Some worthy competitors will be too tied up with their own ongoing conflicts and priorities to stand a chance. The Radioactive Chicken Heads, a Ska Punk band featuring a 7 foot tall carrot named Carrot Topp and his band of chickens (or, rather, chickens who’s heads have supposedly been sewn onto the bodies of humans following a violent outburst by their former bandmate) already have their hands full with mad scientist Dr. Baron Von Kluckinstein and the dangerous mutant-rabbit “Badd Bunny” (as detailed in their incredibly elaborate band backstory). Californian punk rock band Supernova will be too focused on searching for tin foil to fight–it is said that they are extraterrestrials whose sole goal on Earth is to amass a following so that their fans will give them tin foil, the most valuable thing on their native planet.
It’s important to acknowledge the undeniable odds-on favorite heading into this stage persona battle royale: Kiss. They have it all: name recognition, experience, incredibly intimidating makeup, and – most importantly – superpowers. It’s hard to find a weakness in this 4-man team with the ability to teleport, manipulate human emotion, fly, use super strength, and control animals (it is unclear as to whether or not this applies to giant carrots and/or their half-chicken, half-human associates) that has already been inducted into Marvel Comicsin 1977. However, it’s this exact resumé that will prevent them from winning: the other personas will have no choice but to team up. They’re simply too big of threats for their own good.

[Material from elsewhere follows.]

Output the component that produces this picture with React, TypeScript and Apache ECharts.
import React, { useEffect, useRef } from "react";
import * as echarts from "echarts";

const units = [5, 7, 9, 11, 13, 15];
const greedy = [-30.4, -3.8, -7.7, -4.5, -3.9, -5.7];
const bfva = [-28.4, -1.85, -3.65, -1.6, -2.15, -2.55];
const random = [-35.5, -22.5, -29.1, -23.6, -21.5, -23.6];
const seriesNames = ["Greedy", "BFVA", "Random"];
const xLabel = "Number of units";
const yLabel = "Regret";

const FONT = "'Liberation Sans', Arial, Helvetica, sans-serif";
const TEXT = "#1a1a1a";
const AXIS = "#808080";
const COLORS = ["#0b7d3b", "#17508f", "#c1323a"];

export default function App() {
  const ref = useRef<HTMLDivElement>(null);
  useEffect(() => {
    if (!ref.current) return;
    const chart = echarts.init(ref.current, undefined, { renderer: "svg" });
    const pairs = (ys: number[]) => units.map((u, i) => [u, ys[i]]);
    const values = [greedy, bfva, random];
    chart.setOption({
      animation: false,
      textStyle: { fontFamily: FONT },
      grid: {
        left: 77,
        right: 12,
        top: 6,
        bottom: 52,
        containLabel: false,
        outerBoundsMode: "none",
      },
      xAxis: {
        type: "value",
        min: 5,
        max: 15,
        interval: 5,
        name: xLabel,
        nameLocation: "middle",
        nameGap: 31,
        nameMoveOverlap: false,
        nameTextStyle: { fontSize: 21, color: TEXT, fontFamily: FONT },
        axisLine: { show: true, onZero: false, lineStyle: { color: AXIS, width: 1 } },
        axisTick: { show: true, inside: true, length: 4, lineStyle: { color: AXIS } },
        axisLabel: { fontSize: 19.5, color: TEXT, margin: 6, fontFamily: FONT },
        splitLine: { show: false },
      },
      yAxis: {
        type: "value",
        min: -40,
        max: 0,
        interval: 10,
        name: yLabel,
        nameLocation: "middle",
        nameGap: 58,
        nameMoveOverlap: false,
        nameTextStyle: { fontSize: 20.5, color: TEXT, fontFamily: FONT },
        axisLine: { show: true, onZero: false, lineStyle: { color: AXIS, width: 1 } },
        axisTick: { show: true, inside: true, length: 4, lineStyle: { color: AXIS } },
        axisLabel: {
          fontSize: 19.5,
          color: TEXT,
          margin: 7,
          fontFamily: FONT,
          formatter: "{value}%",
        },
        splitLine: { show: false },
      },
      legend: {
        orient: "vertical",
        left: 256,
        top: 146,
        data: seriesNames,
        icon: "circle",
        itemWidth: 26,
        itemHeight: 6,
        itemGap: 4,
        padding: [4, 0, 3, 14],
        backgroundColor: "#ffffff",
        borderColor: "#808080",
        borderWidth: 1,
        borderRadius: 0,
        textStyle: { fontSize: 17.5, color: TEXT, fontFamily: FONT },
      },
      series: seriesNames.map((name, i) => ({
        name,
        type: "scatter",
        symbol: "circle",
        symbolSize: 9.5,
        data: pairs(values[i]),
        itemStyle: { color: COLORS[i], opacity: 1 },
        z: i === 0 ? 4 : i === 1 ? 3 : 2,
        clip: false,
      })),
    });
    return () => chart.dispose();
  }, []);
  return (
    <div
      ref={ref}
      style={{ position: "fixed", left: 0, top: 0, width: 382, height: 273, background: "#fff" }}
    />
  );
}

For me, there is only one potential outcome in a hypothetical battle for stage persona supremacy. It’s not Eminem’s Slim Shady, or the mummies of Here Come the Mummies. It’s not the Phenomenauts or Paul McCartney’s pseudonym Percy “Thrills” Thrillington.

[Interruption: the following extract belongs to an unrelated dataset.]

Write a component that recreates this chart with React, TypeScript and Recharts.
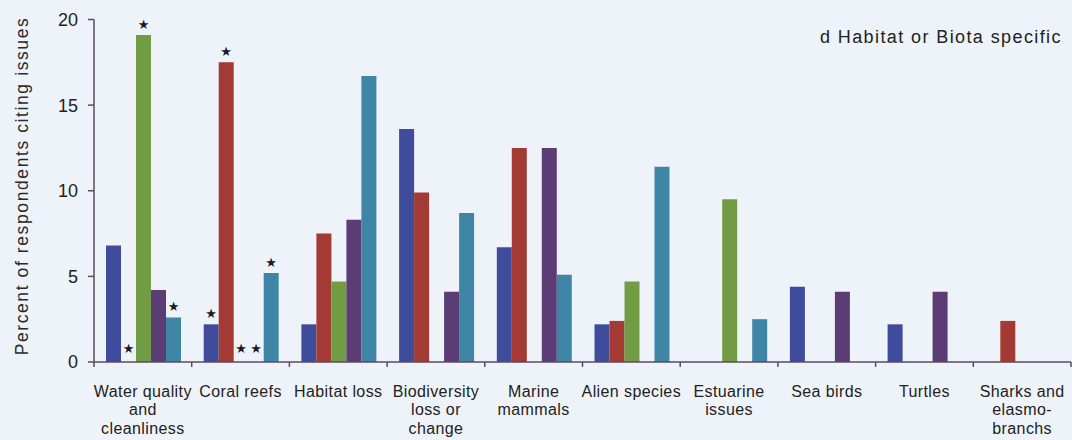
import React from "react";
import { BarChart, Bar, XAxis, YAxis, LabelList } from "recharts";

const categories = [
  "Water quality\nand\ncleanliness",
  "Coral reefs",
  "Habitat loss",
  "Biodiversity\nloss or\nchange",
  "Marine\nmammals",
  "Alien species",
  "Estuarine\nissues",
  "Sea birds",
  "Turtles",
  "Sharks and\nelasmo-\nbranchs",
];

const blueValues = [6.8, 2.2, 2.2, 13.6, 6.7, 2.2, 0, 4.4, 2.2, 0];
const redValues = [0, 17.5, 7.5, 9.9, 12.5, 2.4, 0, 0, 0, 2.4];
const greenValues = [19.1, 0, 4.7, 0, 0, 4.7, 9.5, 0, 0, 0];
const purpleValues = [4.2, 0, 8.3, 4.1, 12.5, 0, 0, 4.1, 4.1, 0];
const tealValues = [2.6, 5.2, 16.7, 8.7, 5.1, 11.4, 2.5, 0, 0, 0];

// significance markers (1 = star above the bar)
const blueStars = [0, 1, 0, 0, 0, 0, 0, 0, 0, 0];
const redStars = [1, 1, 0, 0, 0, 0, 0, 0, 0, 0];
const greenStars = [1, 1, 0, 0, 0, 0, 0, 0, 0, 0];
const purpleStars = [0, 1, 0, 0, 0, 0, 0, 0, 0, 0];
const tealStars = [1, 1, 0, 0, 0, 0, 0, 0, 0, 0];

const yTicks = [0, 5, 10, 15, 20];

const data = categories.map((name, i) => ({
  name,
  blue: blueValues[i],
  red: redValues[i],
  green: greenValues[i],
  purple: purpleValues[i],
  teal: tealValues[i],
}));

const axisColor = "#5a4b5e";
const textColor = "#222";
const font = "'Liberation Sans', Arial, sans-serif";

// label value is the category name, so zero bars can't shift the index
const starLabel = (flags: number[]) => (props: any) => {
  const vb = props.viewBox ?? props;
  const idx = categories.indexOf(String(props.value));
  if (idx < 0 || !flags[idx]) return null;
  const cx = Number(vb.x) + Number(vb.width) / 2;
  const h = Math.abs(Number(vb.height));
  const top = Math.min(Number(vb.y), Number(vb.y) + Number(vb.height));
  return (
    <text
      x={cx}
      y={top - (h < 1 ? 9 : 6)}
      textAnchor="middle"
      fontSize={13}
      fontFamily="'DejaVu Sans', sans-serif"
      fill="#1c1a26"
    >
      ★
    </text>
  );
};

const nameOf = (d: any) => d.name;

const CategoryTick = (props: any) => {
  const { x, y, payload, index } = props;
  const half = payload?.offset || 48.85;
  const lines = String(payload.value).split("\n");
  return (
    <g>
      <line x1={x - half} x2={x - half} y1={y} y2={y + 5} stroke={axisColor} strokeWidth={1.5} />
      {index === categories.length - 1 && (
        <line x1={x + half} x2={x + half} y1={y} y2={y + 5} stroke={axisColor} strokeWidth={1.5} />
      )}
      <text
        x={x}
        y={y}
        textAnchor="middle"
        fontSize={16}
        letterSpacing={0.4}
        fontFamily={font}
        fill={textColor}
      >
        {lines.map((l, i) => (
          <tspan key={i} x={x} dy={i === 0 ? 35 : 18.3}>
            {l}
          </tspan>
        ))}
      </text>
    </g>
  );
};

export default function App() {
  return (
    <div
      style={{
        position: "absolute",
        left: 0,
        top: 0,
        width: 1072,
        height: 440,
        background: "#eef3f9",
        fontFamily: font,
      }}
    >
      <div
        style={{
          position: "absolute",
          left: 820,
          top: 27,
          fontSize: 18,
          letterSpacing: 1.4,
          color: textColor,
          whiteSpace: "nowrap",
        }}
      >
        d Habitat or Biota specific
      </div>
      <div
        style={{
          position: "absolute",
          left: 22,
          top: 186,
          transform: "translate(-50%, -50%) rotate(-90deg)",
          fontSize: 17.5,
          letterSpacing: 1.6,
          color: "#2a2a2a",
          whiteSpace: "nowrap",
        }}
      >
        Percent of respondents citing issues
      </div>
      <BarChart
        width={1072}
        height={440}
        data={data}
        margin={{ top: 19.5, right: 1, bottom: 0, left: 0 }}
        barCategoryGap={12}
        barGap={0}
        style={{ position: "absolute", left: 0, top: 0 }}
      >
        <XAxis
          dataKey="name"
          height={78}
          interval={0}
          tickLine={false}
          tickSize={0}
          tickMargin={0}
          tick={<CategoryTick />}
          stroke={axisColor}
          strokeWidth={1.5}
        />
        <YAxis
          width={94}
          domain={[0, 20]}
          ticks={yTicks}
          tickSize={6}
          tickMargin={10}
          stroke={axisColor}
          strokeWidth={1.5}
          tick={{ fill: textColor, fontSize: 18, fontFamily: font }}
        />
        <Bar dataKey="blue" fill="#3f4c9c" minPointSize={0.01} isAnimationActive={false}>
          <LabelList dataKey={nameOf} content={starLabel(blueStars)} />
        </Bar>
        <Bar dataKey="red" fill="#a33a33" minPointSize={0.01} isAnimationActive={false}>
          <LabelList dataKey={nameOf} content={starLabel(redStars)} />
        </Bar>
        <Bar dataKey="green" fill="#729c43" minPointSize={0.01} isAnimationActive={false}>
          <LabelList dataKey={nameOf} content={starLabel(greenStars)} />
        </Bar>
        <Bar dataKey="purple" fill="#5c3c74" minPointSize={0.01} isAnimationActive={false}>
          <LabelList dataKey={nameOf} content={starLabel(purpleStars)} />
        </Bar>
        <Bar dataKey="teal" fill="#3f86a6" minPointSize={0.01} isAnimationActive={false}>
          <LabelList dataKey={nameOf} content={starLabel(tealStars)} />
        </Bar>
      </BarChart>
    </div>
  );
}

It is, of course, Dr. Funkenstein.
Dr. Funkenstein, described as “an emperor of intergalactic funk,” is the titular star of funk band Parliament’s album ‘The Clones of Doctor Funkenstein.” He is a part of the greater P-Funk mythology, an expansive sci-fi universe created by musician George Clinton and his music collective Parliament-Funkadelic. Performed by Clinton, the mad scientist Dr. Funkenstein brings a lot to the table, not necessarily because of his own combat ability, but because of the resources available to him. The first of these is the P-Funk Mothership, a spaceship piloted by Dr. Funkenstein (and featured as a set piece in many of Parliament’s concerts). More important are the Children of Production, a group of clones created by the doctor said to have the ability to “funkatize” galaxies. It is undeniable: no other persona, character, or alter-ego will stand a chance once they are quickly funkatized; a decisive, and inherently peaceful victory for this cosmic icon. This is a battle of musical characters after all: it won’t be won through strength or strategy, but, rather, through the greatest power of them all: the power of funk.